Due to the use of Open Standards most of the analysis tools and applications which are being developed for a specific district can be also employed by the other districts.
Climate-KIC of the EIT. Climate-KIC is a Knowledge and Innovation Community about Climate Change and Mitigation. It is one of three Knowledge and Innovation Communities (KICs) created in 2010 by the European Institute of Innovation and Technology (EIT). The EIT is an EU body whose mission is to create sustainable growth.
The SDDI project is part of the Climate-KIC flagship project Smart Sustainable Districts (SSD).
In the project Smart Sustainable Districts in general
- Imperial College London, Centre for Process Systems Engineering, Prof. Nilay Shah
- Technische Universität Berlin, CHORA City & Energy, Prof. Raoul Bunschoten
- University of Utrecht
- Chalmers University of Technology
- Utrecht Sustainability Institute (USI)
- Institute for Sustainability London
In the district London, Queen Elizabeth Olympic Park (QEOP)

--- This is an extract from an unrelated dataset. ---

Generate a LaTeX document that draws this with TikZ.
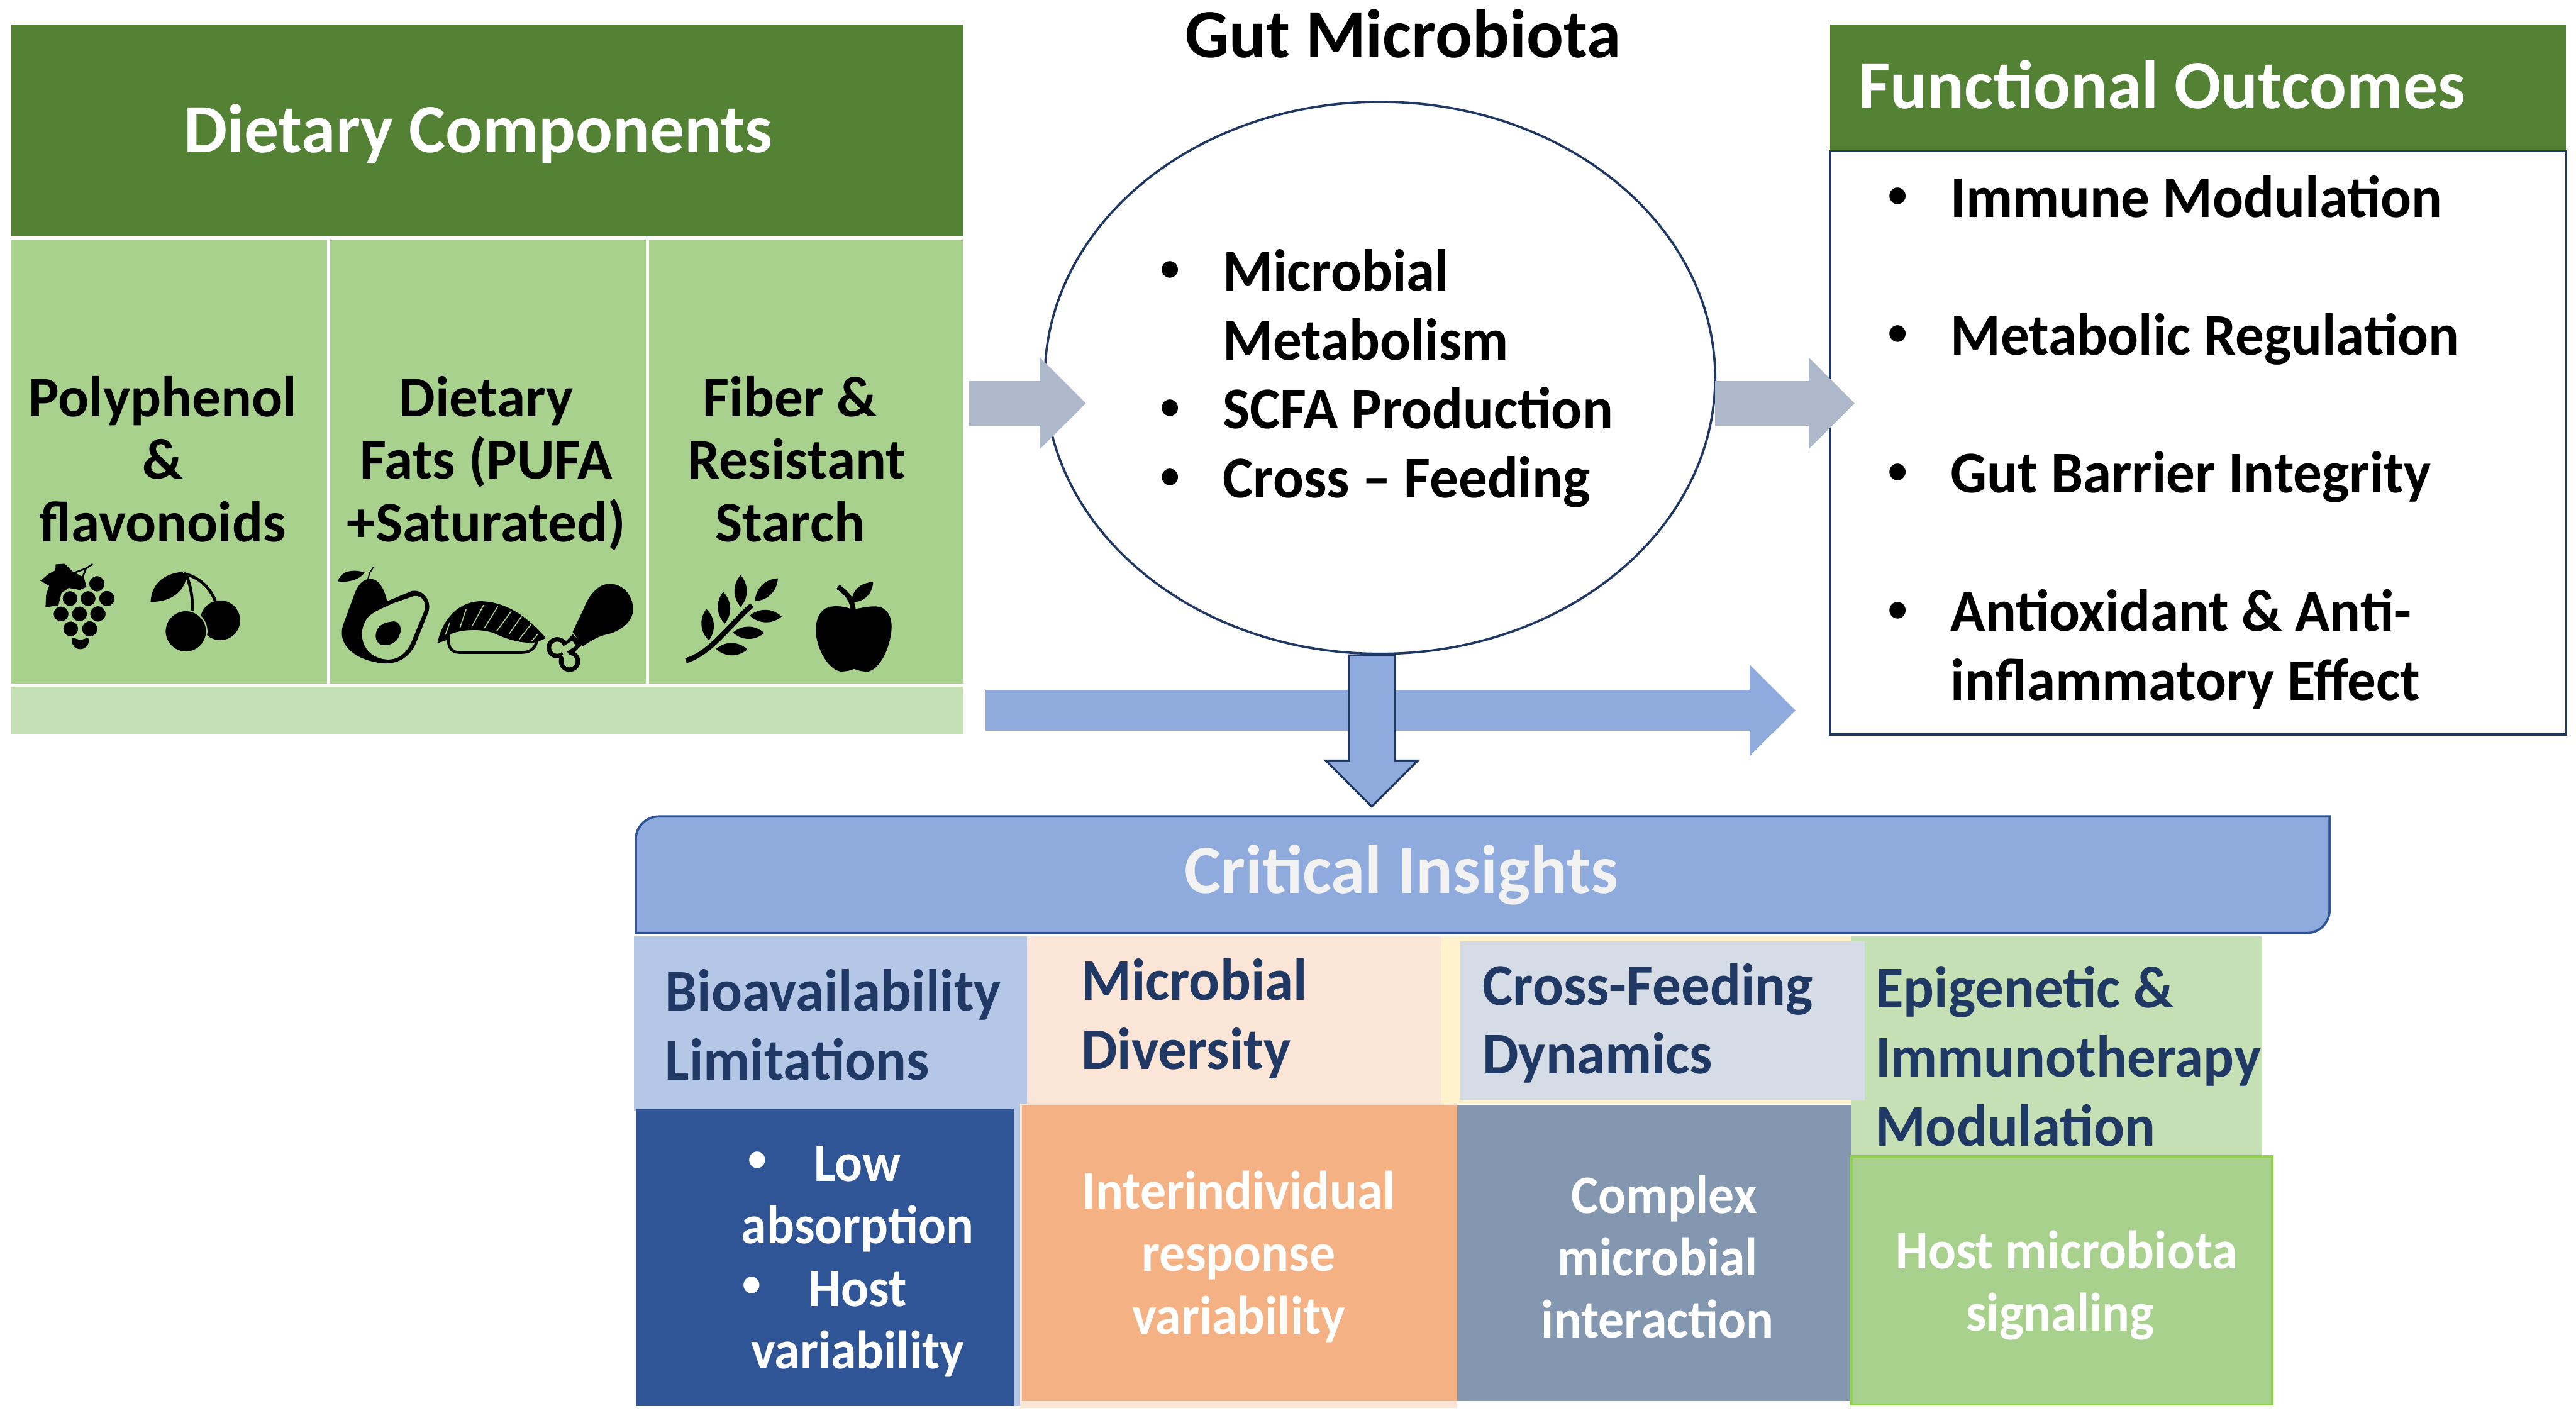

- Imperial College London, Centre for Process Systems Engineering, Prof. Nilay Shah, Dr. Chris Mazur
- University College London, The Bartlett Centre for Advanced Spatial Analysis (CASA), Prof. Andrew Hudson-Smith, Oliver Dawkins
- London Legacy Development Corporation (LLDC), Jim Wood, Ben Edmonds
- Intel Labs Europe, ICRI Cities, Dr. Evangelos Theodoridis, Dr. Mo Haghighi
In the district Paris, Docks de St. Ouen (NUM-DOCKS)
- Aria, Denis Morin, Corinne Krzyzamiak
In the district Berlin Moabit
- Technische Universität Berlin, CHORA City & Energy, Prof. Raoul Bunschoten, Nadine Kuhla von Bergmann, Daniel Rigamonti
Award in the contest "Germany - Land of Ideas"
As one of 100 winners from about 1000 candidates the project has been awarded "Landmarks in the Land of Ideas" 2016. The goal of the "Germany – Land of Ideas" initiative and Deutsche Bank is to make innovations visible in Germany and abroad and to strengthen the economic potential and sustainability of Germany as a location. This year, in 2016, the competition "CommUnityInnovation – a model for success" is awarding projects that show the added value and potential of joint action, whether in business partnering, scientific networks, or neighbourhood initiatives.